The Most Rev. Katharine Jefferts Schori, presiding bishop of the Episcopal Church, will be visiting Diocese of Central Pennsylvania in early September 2009. In advance of her visit, she responded to questions from the York (PA) Daily Record, in which she made her first public response to recent criticisms made by the Archbishop of Canterbury, the head of the world-wide Anglican Communion. Here is a part of that interview:
Q: Some who have left call the church’s stance on homosexuality unbiblical (at a July convention, Episcopalians voted to allow gay bishops and blessings for same-sex unions). How concerned are you that people will continue to leave the church over these issues?
A: People have always decided to pursue their spiritual journeys elsewhere — some people — at times of controversy. Certainly, the same kind of thing happened when the church began wrestling honestly with the place of African-Americans in the church and the place of women in the church. At the same time, we tend to attract others who find our stances positive, so there is a give and take.
Q: On Thursday, 10 Episcopal nuns from a convent in Catonsville, Md., 55 miles south of York, joined the Roman Catholic Church, saying they left in part because of the recent decisions on homosexuality. How did you respond to their departure?
A: I know that one of them did remain within the Episcopal Church. I note the interesting dilemma that that situation raises. They would not have the freedom to make that kind of a decision once they were in the Roman Catholic Church. They do have the freedom to make that kind of a decision within the Episcopal Church. Religious orders are independent bodies within the Episcopal Church, they’re not like a congregation or a diocese, and they can vote to affiliate with another body. Once they’re in the Roman Catholic Church, they will not have that ability.
Q: The Archbishop of Canterbury Rowan Williams, spiritual leader of the global Anglican Communion, wrote on his Web site just after the U.S. church voted to allow same-sex blessings and to gay bishops in late July. He suggested that perhaps the church might have to accept a two-tier model in which believers hold different opinions about gay clergy and same-sex unions. What do you think of that model?
A: It’s an idea that’s found some traction in some parts of the worldwide Anglican Communion but not a great deal of traction in other parts.
Q: Is there anything you see in that model that you like or don’t like?
A: The Anglican Communion is composed of 38 individual church bodies. Each of those provinces in the Anglican Communion is autonomous. … it governs itself. It’s in relationship with other members of the Anglican Communion because of our shared heritage, because of our shared form of worship and to a large degree to our shared theology and understanding of Scripture and tradition. We don’t all believe everything in the same way. We never have and never will. There are parts of the Anglican Communion that don’t ordain women and think it wrong to do so, yet we remain in communion and relationship and in mission partnerships together. We’ve always had a variety of ways of being in relationship together, and I don’t think that will change.
Q: It did seem like the archbishop was implying that the Episcopal Church and others like it might have a reduced role if the communion were on a two-track system. I understand it couldn’t represent the Communion in, say, ecumenical discussions or hold seats on the Communion’s governing body. Did you read it that way?
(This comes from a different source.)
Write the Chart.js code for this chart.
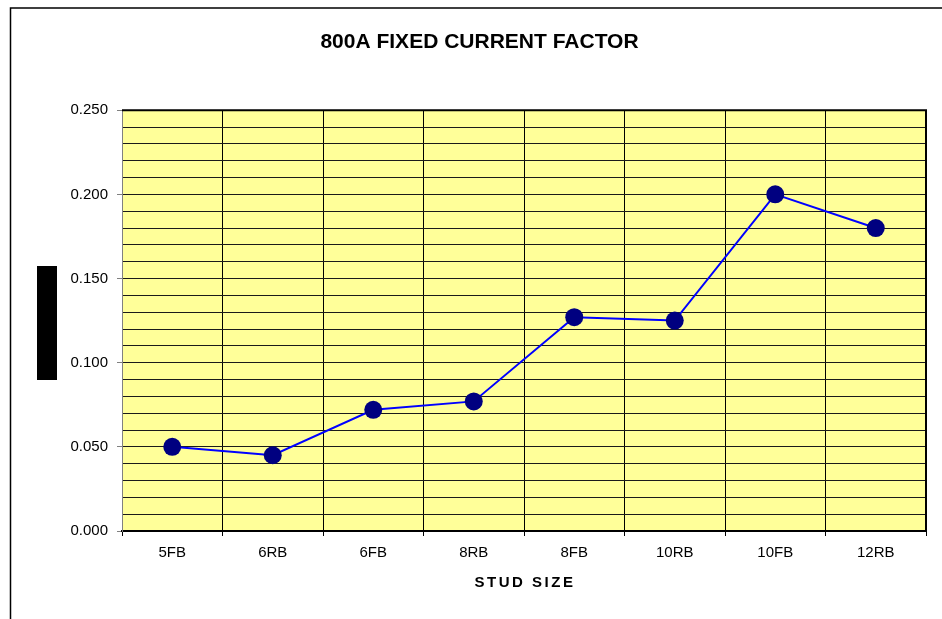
<!DOCTYPE html>
<html>
<head>
<meta charset="utf-8">
<script src="https://cdn.jsdelivr.net/npm/chart.js@4"></script>
<style>
  html, body { margin: 0; padding: 0; background: #fff; }
  #wrap { width: 942px; height: 619px; position: relative; }
</style>
</head>
<body>
<div id="wrap"><canvas id="factorChart"></canvas></div>
<script>
const studSizes = ["5FB", "6RB", "6FB", "8RB", "8FB", "10RB", "10FB", "12RB"];
const factorValues = [0.050, 0.045, 0.072, 0.077, 0.127, 0.125, 0.200, 0.180];
const yMin = 0;
const yMax = 0.25;
const yStep = 0.01;
const yLabelStep = 0.05;

const FONT = "'Liberation Sans', Arial, sans-serif";

// frame, plot background, top/right border, y title box, x title
const decor = {
    id: "decor",
    beforeDraw(chart) {
        const { ctx, chartArea: a } = chart;
        ctx.save();
        ctx.fillStyle = "#fff";
        ctx.fillRect(0, 0, chart.width, chart.height);
        ctx.strokeStyle = "#000";
        ctx.lineWidth = 1.5;
        ctx.beginPath();
        ctx.moveTo(10.5, chart.height);
        ctx.lineTo(10.5, 8);
        ctx.lineTo(chart.width, 8);
        ctx.stroke();
        ctx.fillStyle = "#ffff99";
        ctx.fillRect(a.left, a.top, a.right - a.left, a.bottom - a.top);
        // y axis title box
        ctx.fillStyle = "#000";
        ctx.fillRect(37, 266, 20, 114);
        ctx.restore();
    },
    beforeDatasetsDraw(chart) {
        const { ctx, chartArea: a } = chart;
        ctx.save();
        ctx.strokeStyle = "#000";
        ctx.lineWidth = 2;
        ctx.beginPath();
        ctx.moveTo(a.left, a.top);
        ctx.lineTo(a.right, a.top);
        ctx.lineTo(a.right, a.bottom);
        ctx.stroke();
        ctx.restore();
    },
    afterDraw(chart) {
        const { ctx, chartArea: a } = chart;
        ctx.save();
        ctx.fillStyle = "#000";
        ctx.font = "bold 15px " + FONT;
        ctx.letterSpacing = "2.5px";
        ctx.textAlign = "center";
        ctx.textBaseline = "middle";
        ctx.fillText("STUD SIZE", (a.left + a.right) / 2 + 1, 583);
        ctx.restore();
    }
};

const ctx = document.getElementById("factorChart").getContext("2d");

new Chart(ctx, {
    type: "line",
    data: {
        labels: studSizes,
        datasets: [
            {
                label: "800A Fixed Current Factor",
                data: factorValues,
                borderColor: "#0000ff",
                borderWidth: 2,
                backgroundColor: "#000080",
                pointBackgroundColor: "#000080",
                pointBorderColor: "#000080",
                pointBorderWidth: 0,
                pointRadius: 9,
                tension: 0
            }
        ]
    },
    options: {
        responsive: true,
        maintainAspectRatio: false,
        animation: false,
        events: [],
        layout: { padding: { left: 33, right: 16, top: 0, bottom: 0 } },
        plugins: {
            legend: { display: false },
            tooltip: { enabled: false },
            title: {
                display: true,
                text: "800A FIXED CURRENT FACTOR",
                color: "#000",
                font: { family: FONT, size: 21, weight: "bold" },
                padding: { top: 30, bottom: 55 }
            }
        },
        scales: {
            x: {
                offset: true,
                grid: {
                    offset: true,
                    color: "#000",
                    lineWidth: 1,
                    tickLength: 5,
                    tickColor: "#000"
                },
                border: { color: "#000", width: 2 },
                ticks: {
                    color: "#000",
                    font: { family: FONT, size: 15 },
                    padding: 8,
                    maxRotation: 0
                },
                afterFit(scale) { scale.height = 88; }
            },
            y: {
                min: yMin,
                max: yMax,
                grid: {
                    color: "#1a1a1a",
                    lineWidth: 1,
                    tickLength: 5,
                    tickColor(c) {
                        const v = Math.round(c.tick.value * 1000);
                        return v % Math.round(yLabelStep * 1000) === 0 ? "#808080" : "rgba(0,0,0,0)";
                    }
                },
                border: { color: "#808080", width: 1 },
                ticks: {
                    stepSize: yStep,
                    autoSkip: false,
                    color: "#000",
                    font: { family: FONT, size: 15 },
                    padding: 9,
                    callback(value) {
                        const v = Math.round(value * 1000);
                        return v % Math.round(yLabelStep * 1000) === 0 ? (v / 1000).toFixed(3) : "";
                    }
                },
                afterFit(scale) { scale.width = 89; }
            }
        }
    },
    plugins: [decor]
});
</script>
</body>
</html>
A: It’s an idea that he has promulgated. He doesn’t have the authority to impose it. No individual body in the Communion really has the authority to impose a structure like that. It simply is his theorizing about what he thinks the future may hold.
Q: Episcopalians in the dioceses of Minnesota and Los Angeles are each preparing to elect a bishop from candidate pools that include priests in same-gender relationships. As church members approach these elections, should warnings from some Anglicans overseas to not elect more gay bishops affect their decision?
A: Well, the decisions about consent to such elections happen across the church. They come from diocesan bishops and from standing committees of the diocese of the church. Each of those bodies or persons make its own decisions, and if such a person were to be elected we would have to wait and see what the consent process produces.
Q: For all the things they’re considering and taking into consideration though . . .
A: Each diocese in producing a slate for an episcopal election is very careful in thinking about the qualities of the person they seek in their next bishop, their particular gifts, leadership capacity, the ability of that person to be a holy example for the people of that diocese. I assure you the diocese in electing processes are very careful about that work.
Q: I realize that each church is different, but I wondered if it was comforting to you at all when the Evangelical Lutheran Church in America, another large, mainline Protestant group in the U.S., last month took similar steps toward rostering gay clergy this summer? Does it comfort you that you’re not alone out there anymore?
A: These issues are facing all Christians, all people of faith, and the Jewish community has wrestled with this as well. They’re not going to go away. Particularly in the North American context, they are significant. They’re not issues we can ignore. . . .
Q: Why in the North American context in particular?
A: It’s simply the state of the cultural discussion and the church’s engagement in that. It’s not a matter of such import or open conversation in parts of Africa. It is in South Africa — the Anglican church in South Africa is having similar kinds of discussions. The church in Japan, Mexico and New Zealand and Australia is also having these conversations. It depends on where you are. . . . For the same reasons that issues of polygamy are of significant import to the church in Kenya or the church in Uganda but not to the church in North America.